• TO DO
Set aside the pictures and output only the lines from the one containing "Emit a Python" up to and including the one containing "waic_hi = [340.42, 341.15, 340.21, 347.54, 347.77]".

• RECORDED DATA
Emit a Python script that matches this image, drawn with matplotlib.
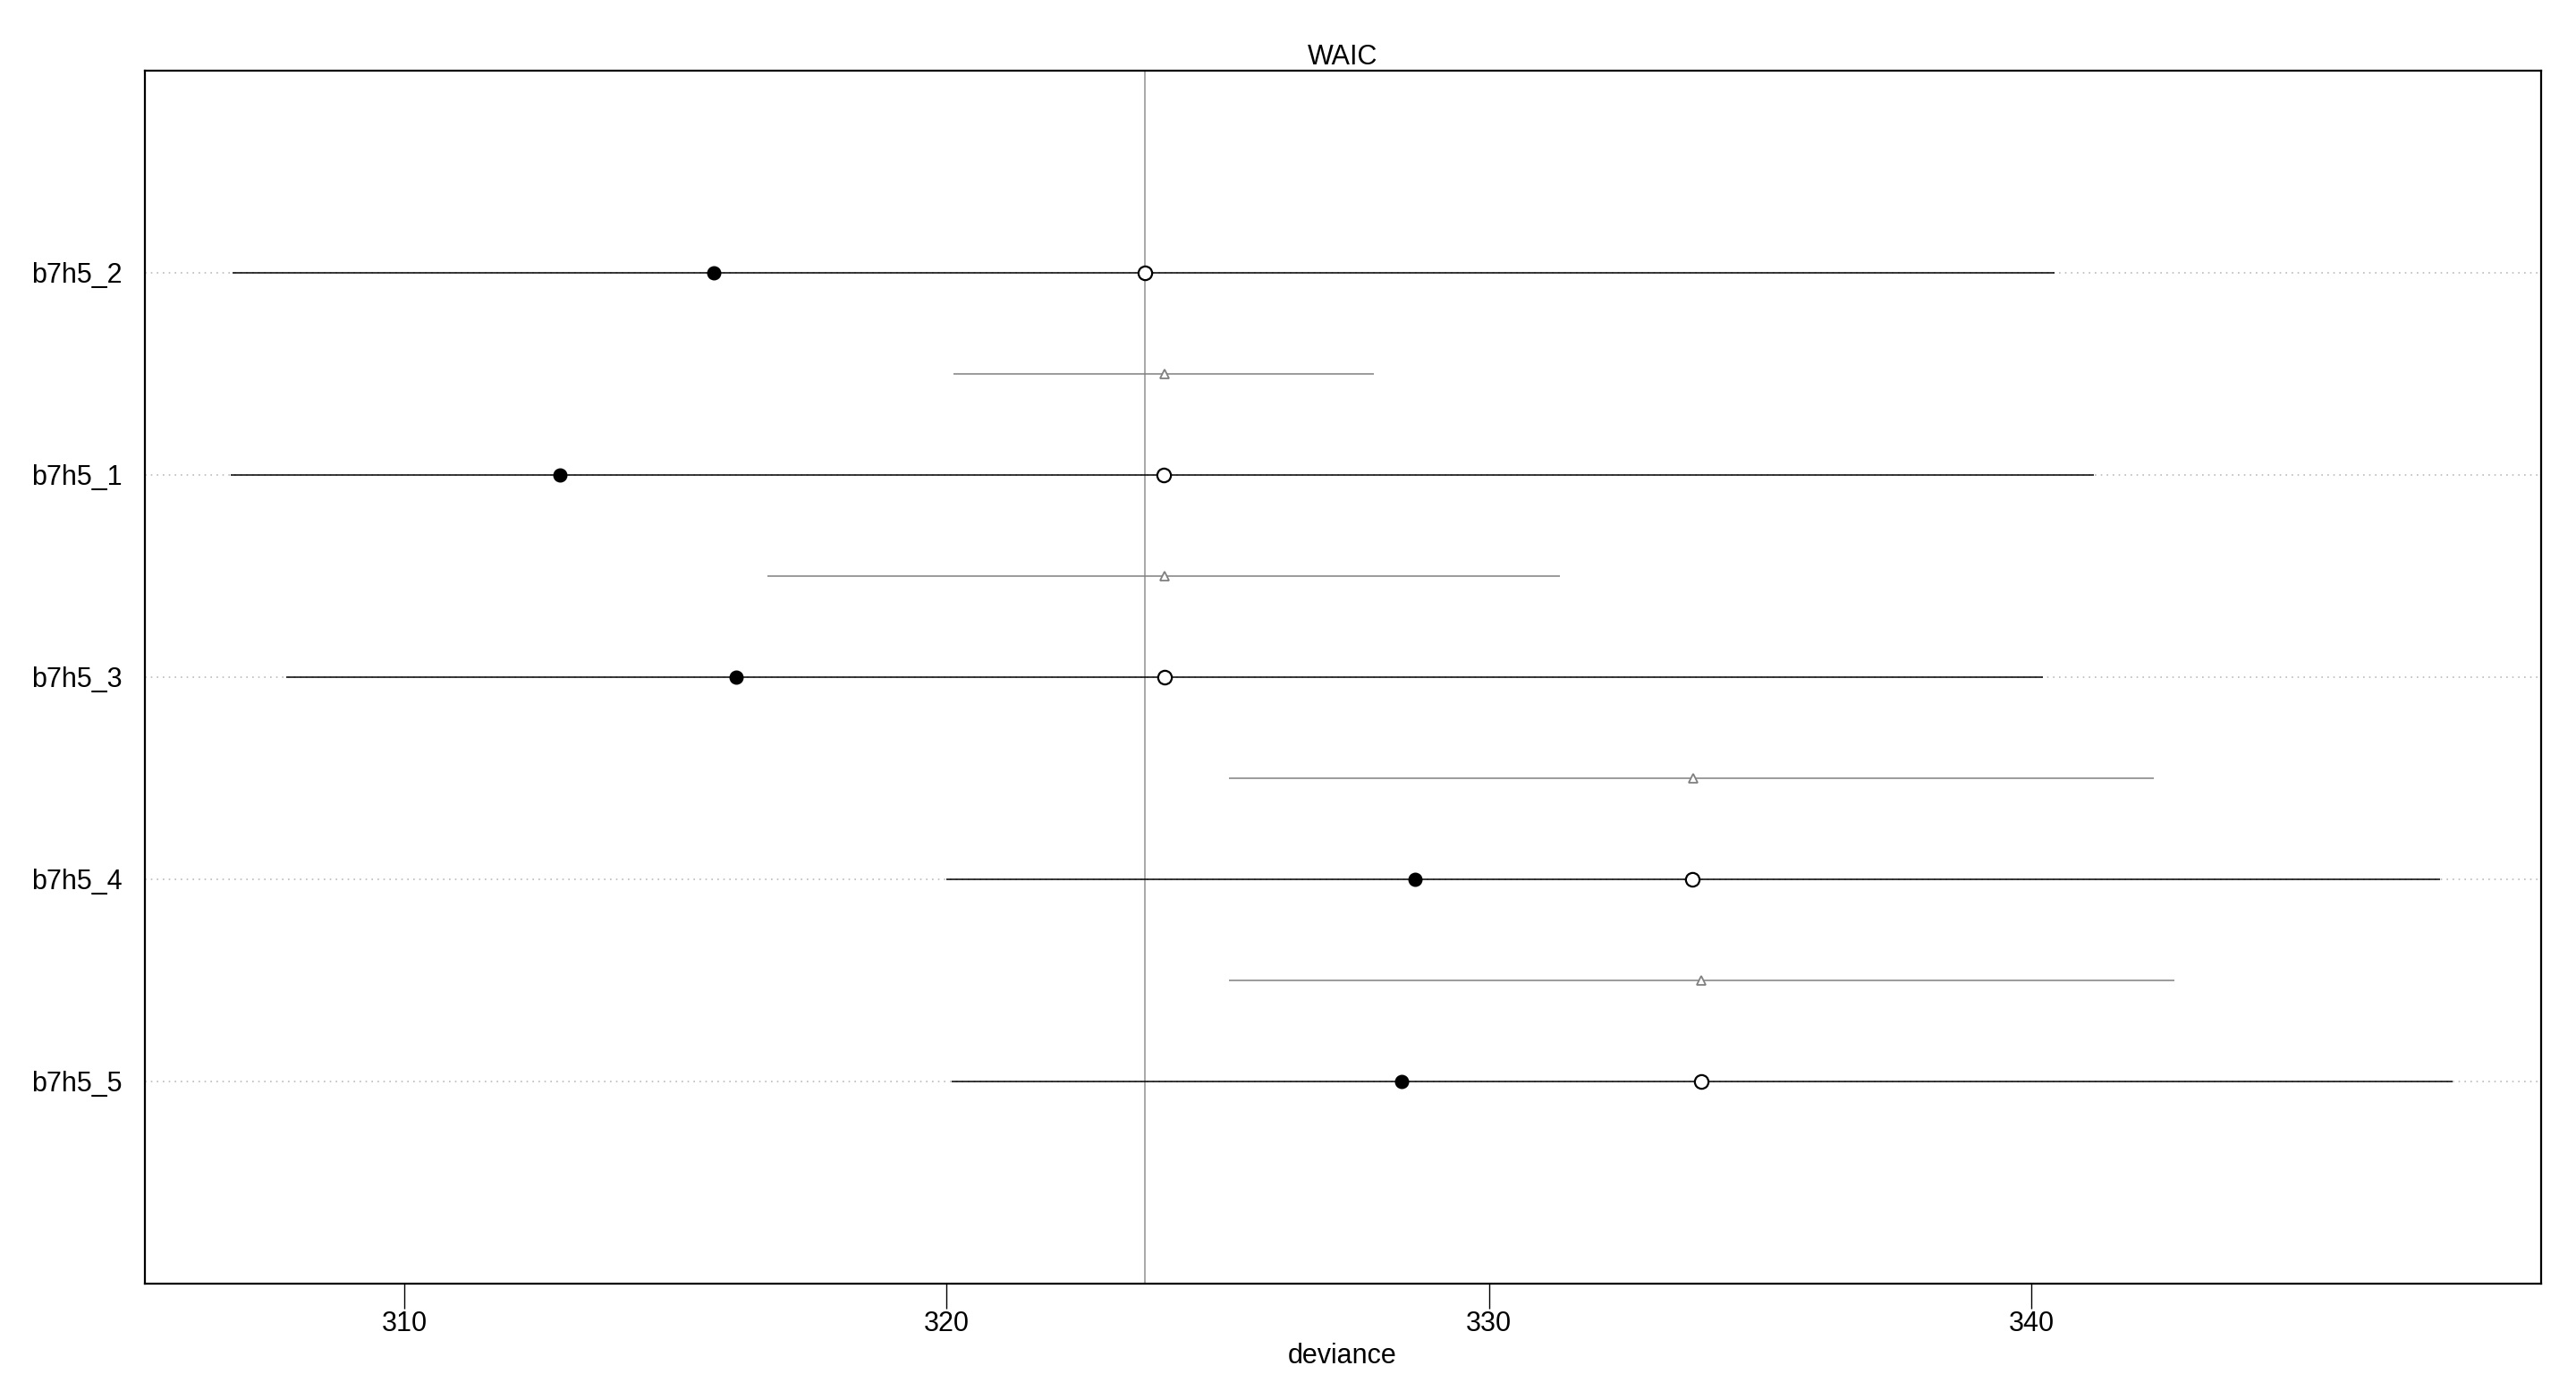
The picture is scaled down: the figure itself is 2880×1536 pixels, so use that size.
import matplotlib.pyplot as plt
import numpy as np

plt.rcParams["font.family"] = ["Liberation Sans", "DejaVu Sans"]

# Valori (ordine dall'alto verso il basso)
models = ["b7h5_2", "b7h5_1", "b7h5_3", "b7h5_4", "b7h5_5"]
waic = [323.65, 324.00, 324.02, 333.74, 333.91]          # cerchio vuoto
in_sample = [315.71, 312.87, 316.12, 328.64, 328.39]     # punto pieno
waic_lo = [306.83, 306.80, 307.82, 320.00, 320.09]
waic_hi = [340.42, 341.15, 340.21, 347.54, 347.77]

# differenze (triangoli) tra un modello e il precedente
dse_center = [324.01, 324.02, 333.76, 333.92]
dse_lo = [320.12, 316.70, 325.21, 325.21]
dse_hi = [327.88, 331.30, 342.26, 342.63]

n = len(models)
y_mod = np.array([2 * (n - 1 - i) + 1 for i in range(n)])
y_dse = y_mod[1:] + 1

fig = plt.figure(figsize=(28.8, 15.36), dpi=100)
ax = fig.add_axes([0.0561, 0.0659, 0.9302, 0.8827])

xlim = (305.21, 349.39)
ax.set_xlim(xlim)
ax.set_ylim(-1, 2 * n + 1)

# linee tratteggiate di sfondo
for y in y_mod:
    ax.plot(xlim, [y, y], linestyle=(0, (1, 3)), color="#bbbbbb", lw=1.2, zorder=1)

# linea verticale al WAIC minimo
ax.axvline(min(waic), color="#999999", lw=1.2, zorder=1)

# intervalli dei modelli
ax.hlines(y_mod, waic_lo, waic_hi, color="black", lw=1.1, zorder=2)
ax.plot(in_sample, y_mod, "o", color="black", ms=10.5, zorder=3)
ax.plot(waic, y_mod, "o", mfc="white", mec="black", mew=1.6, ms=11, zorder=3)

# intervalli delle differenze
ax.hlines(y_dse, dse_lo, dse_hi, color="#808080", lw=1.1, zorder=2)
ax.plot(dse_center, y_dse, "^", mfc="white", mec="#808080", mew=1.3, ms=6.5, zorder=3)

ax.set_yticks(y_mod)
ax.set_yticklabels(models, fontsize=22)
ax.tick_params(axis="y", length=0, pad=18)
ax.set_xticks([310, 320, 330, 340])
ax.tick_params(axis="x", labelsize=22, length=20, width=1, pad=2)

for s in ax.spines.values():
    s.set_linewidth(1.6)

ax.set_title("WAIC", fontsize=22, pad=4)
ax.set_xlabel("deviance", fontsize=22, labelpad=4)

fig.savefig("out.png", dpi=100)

==

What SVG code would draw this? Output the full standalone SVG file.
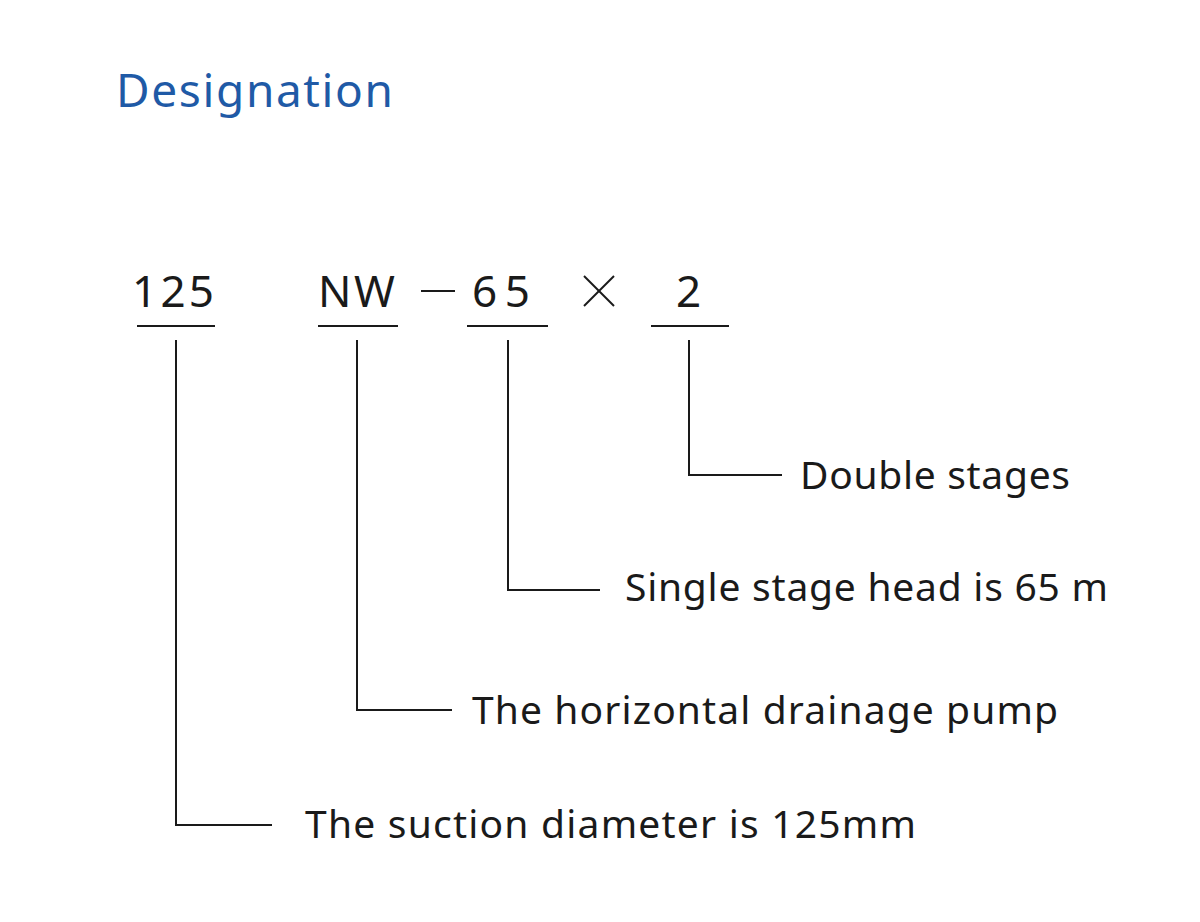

• RESPONSE TO THIS TASK
Emit a Python script that matches this image, drawn with matplotlib.
The picture is scaled down: the figure itself is 2880×1536 pixels, so use that size.
import matplotlib.pyplot as plt
import numpy as np

plt.rcParams["font.family"] = ["Liberation Sans", "DejaVu Sans"]

# Valori (ordine dall'alto verso il basso)
models = ["b7h5_2", "b7h5_1", "b7h5_3", "b7h5_4", "b7h5_5"]
waic = [323.65, 324.00, 324.02, 333.74, 333.91]          # cerchio vuoto
in_sample = [315.71, 312.87, 316.12, 328.64, 328.39]     # punto pieno
waic_lo = [306.83, 306.80, 307.82, 320.00, 320.09]
waic_hi = [340.42, 341.15, 340.21, 347.54, 347.77]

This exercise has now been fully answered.